● **Short problem**: Print, word for word, the opening line of the data below and every line after it through the line that contains "in names else", but not the pictures.

● **Recorded data**:
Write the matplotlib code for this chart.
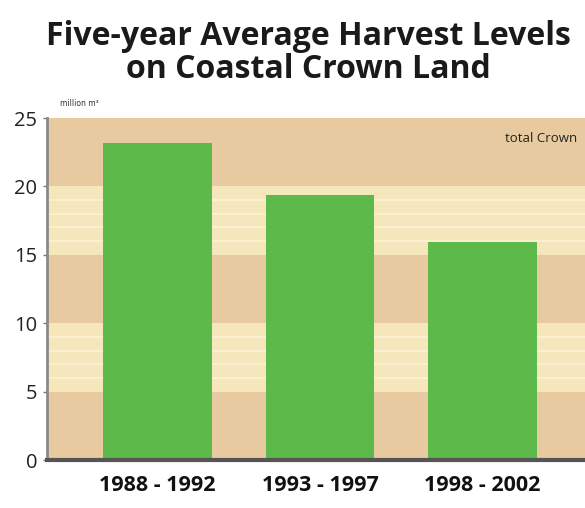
import matplotlib
matplotlib.use("Agg")
import matplotlib.pyplot as plt
from matplotlib import font_manager

categories = ["1988 - 1992", "1993 - 1997", "1998 - 2002"]
values = [23.2, 19.4, 15.9]
yticks = [0, 5, 10, 15, 20, 25]
title = "Five-year Average Harvest Levels\non Coastal Crown Land"
unit_label = "million m\u00b3"
series_label = "total Crown"

names = {f.name for f in font_manager.fontManager.ttflist}
narrow = "Liberation Sans Narrow" if "Liberation Sans Narrow" in names else "Open Sans"

tan = "#e8caa0"
cream = "#f6e6bb"
green = "#5cb94a"

fig = plt.figure(figsize=(5.85, 5.08), dpi=100)
ax = fig.add_axes([47/585, 1-460/508, 1-47/585, (460-118)/508])

x = list(range(len(categories)))
ax.set_xlim(-0.681, 2.632)
ax.set_ylim(0, 25)

# background bands
for i, (lo, hi) in enumerate(zip(yticks[:-1], yticks[1:])):
    col = tan if i % 2 == 0 else cream
    ax.axhspan(lo, hi, color=col, zorder=0, lw=0)
    if col == cream:
        for k in range(1, 5):
            ax.axhline(lo + k, color="#fbf1d2", lw=1.2, zorder=0.5)

ax.bar(x, values, width=0.669, color=green, zorder=2)

ax.set_yticks(yticks)
ax.set_yticklabels([str(t) for t in yticks], fontsize=14.5, family=narrow, color="#222")
ax.set_xticks(x)
ax.set_xticklabels(categories, fontsize=15.5, fontweight="bold", family=narrow, color="#111")
ax.tick_params(axis="x", length=0, pad=11)
ax.tick_params(axis="y", length=3, width=1, color="#777", pad=4)

for s in ["top", "right"]:
    ax.spines[s].set_visible(False)
ax.spines["left"].set_color("#8a8a8a")
ax.spines["left"].set_linewidth(2)
ax.spines["bottom"].set_color("#555555")
ax.spines["bottom"].set_linewidth(3)
ax.spines["bottom"].set_zorder(3)

fig.text(308/585, 1-53/508, title, ha="center", va="center", fontsize=23, fontweight="bold",
         family="Open Sans", color="#1a1a1a", linespacing=1.0)
fig.text(60/585, 1-103/508, unit_label, ha="left", va="center", fontsize=5.5, color="#333")
ax.text(0.985, 0.94, series_label, transform=ax.transAxes, ha="right", va="center",
        fontsize=9.5, family=narrow, color="#222")

fig.savefig("out.png", dpi=100)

● **Task response**:
Write the matplotlib code for this chart.
import matplotlib
matplotlib.use("Agg")
import matplotlib.pyplot as plt
from matplotlib import font_manager

categories = ["1988 - 1992", "1993 - 1997", "1998 - 2002"]
values = [23.2, 19.4, 15.9]
yticks = [0, 5, 10, 15, 20, 25]
title = "Five-year Average Harvest Levels\non Coastal Crown Land"
unit_label = "million m\u00b3"
series_label = "total Crown"

names = {f.name for f in font_manager.fontManager.ttflist}
narrow = "Liberation Sans Narrow" if "Liberation Sans Narrow" in names else "Open Sans"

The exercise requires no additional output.